March 25, 2008

Ontario needs to go after tobacco firms

Ontario should follow the leads of New Brunswick and British Columbia and pass legislation enabling it to sue the big cigarettes companies to recover health-care costs associated with tobacco-related diseases. The way has been paved by those two provinces, and some American states, and it makes no sense for Ontario not to follow suit in a bid to recoup some of the funds paid by taxpayers that are directly attributable to the use of a cigarettes product.
Make no mistake, the big tobacco companies knew decades ago that their products are deadly. Heart disease, stroke, high blood pressure, cancer - the list of tobacco health ills goes on.
Dr. Richard Schabas, medical officer of health for the Hastings and Prince Edward Counties Health Unit, was one of about 100 mostly health officials who, in a letter sent about two years ago, urged Premier Dalton McGuinty to file the lawsuit.
The province declined without really explaining why.

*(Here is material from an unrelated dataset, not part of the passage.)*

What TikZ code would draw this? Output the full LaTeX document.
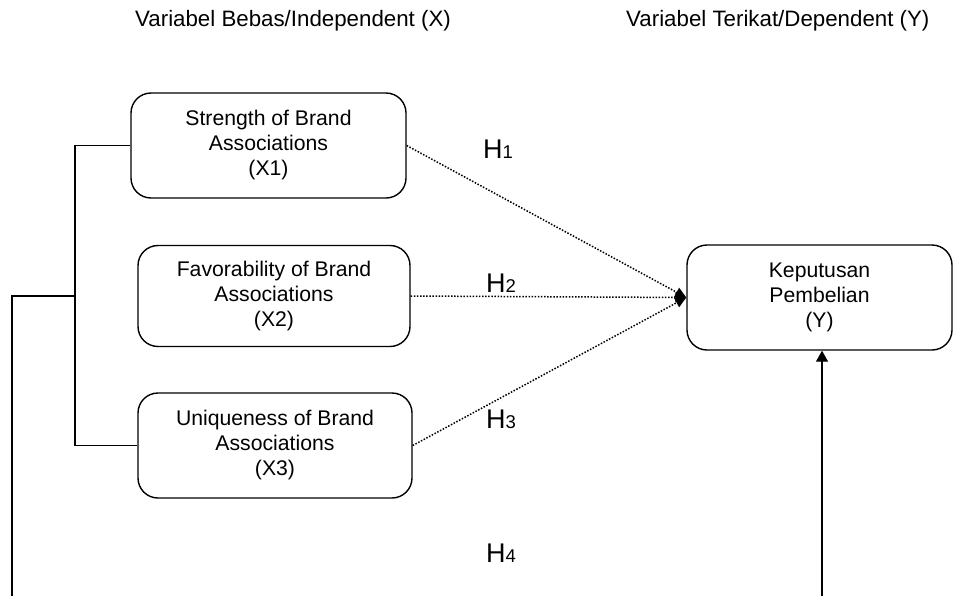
\documentclass[tikz,border=0pt]{standalone}
\usepackage{fontspec}
\setmainfont{Liberation Sans}
\usetikzlibrary{arrows.meta}
\begin{document}
\begin{tikzpicture}[x=1pt,y=-1pt,
  box/.style={draw, line width=1.4pt, rounded corners=20pt, align=center,
    font=\fontsize{21.2}{25}\selectfont, inner sep=0pt},
  conn/.style={line width=1.4pt},
  dotline/.style={line width=1.5pt, dash pattern=on 1.5pt off 1.6pt,
    -{Triangle[length=11pt,width=10pt]}},
  hlabel/.style={anchor=base west, inner sep=0pt, font=\fontsize{27}{30}\selectfont},
  header/.style={anchor=base west, inner sep=0pt, font=\fontsize{22.3}{26}\selectfont}]
\useasboundingbox (0,0) rectangle (953,595);

\node[header] (hx) at (135,26) {Variabel Bebas/Independent (X)};
\node[header] (hy) at (626,26) {Variabel Terikat/Dependent (Y)};

\node[box, minimum width=275pt, minimum height=105pt] (x1) at (268.5,145.5)
  {Strength of Brand\\Associations\\(X1)};
\node[box, minimum width=272pt, minimum height=101pt] (x2) at (274,296)
  {Favorability of Brand\\Associations\\(X2)};
\node[box, minimum width=274pt, minimum height=105pt] (x3) at (275,445.5)
  {Uniqueness of Brand\\Associations\\(X3)};
\node[box, minimum width=265pt, minimum height=105pt] (y) at (819.5,297.5)
  {Keputusan\\Pembelian\\(Y)};

\coordinate (bx) at (75,296);
\coordinate (bl) at (12,596);
\coordinate (br) at (822,596);

\draw[conn] (x1.west) -| (bx) |- (x3.west);
\draw[conn] (bx) -| (bl);
\draw[conn, -{Triangle[length=11pt,width=12pt]}] (br) -- (br |- y.south);

\draw[dotline] (x1.east) -- (y.west);
\draw[dotline] (x2.east) -- (y.west);
\draw[dotline] (x3.east) -- (y.west);

\node[hlabel] (h1) at (483,158) {H{\fontsize{18.5}{20}\selectfont 1}};
\node[hlabel] (h2) at (486,292) {H{\fontsize{18.5}{20}\selectfont 2}};
\node[hlabel] (h3) at (486,428) {H{\fontsize{18.5}{20}\selectfont 3}};
\node[hlabel] (h4) at (486,562) {H{\fontsize{18.5}{20}\selectfont 4}};
\end{tikzpicture}
\end{document}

McGuinty should spell out the reasons for his decision to Ontarians.
New Brunswick passed legislation earlier this month that gave the province the legal authority to file the lawsuit against the tobacco companies. Attorney General T.J. Burke said those firms must be held accountable and that the province is moving ahead "aggressively with legal action."
Why not Ontario?
The Liberals imposed a new health tax in 2004, $750 deducted annually from pay and pensions in the form of an income tax. The government said the tax was necessary to keep the expensive health-care system running. Yet the lawsuit is a potential source of income that could negate the need for a regressive tax and provide funds to pump into health care - a system that is straining to counter the effects that tobacco has brought on our hospitals and cancer care system. Tapping into tobacco riches is the way to go - clearly provincial citizens deserve and need the money.
In Ontario, it is estimated that tobacco-related diseases cost the economy at least $1.7 billion in health-care annually, result in more than $2.6 billion in productivity losses and account for at least 500,000 hospital days each year, according to the Ministry of Health and Long-Term Care.
Meanwhile, tobacco taxes generated about $1.4 billion in 2004-05, the ministry estimated. Ontario is clearly losing more in health-care to tobacco than the weed is bringing into provincial tax coffers. For tax masters like McGuinty, that should tip the balance in favour of legal action.
Schabas made the point - correctly - that if a lawsuit is filed, it places tobacco companies in financial jeopardy.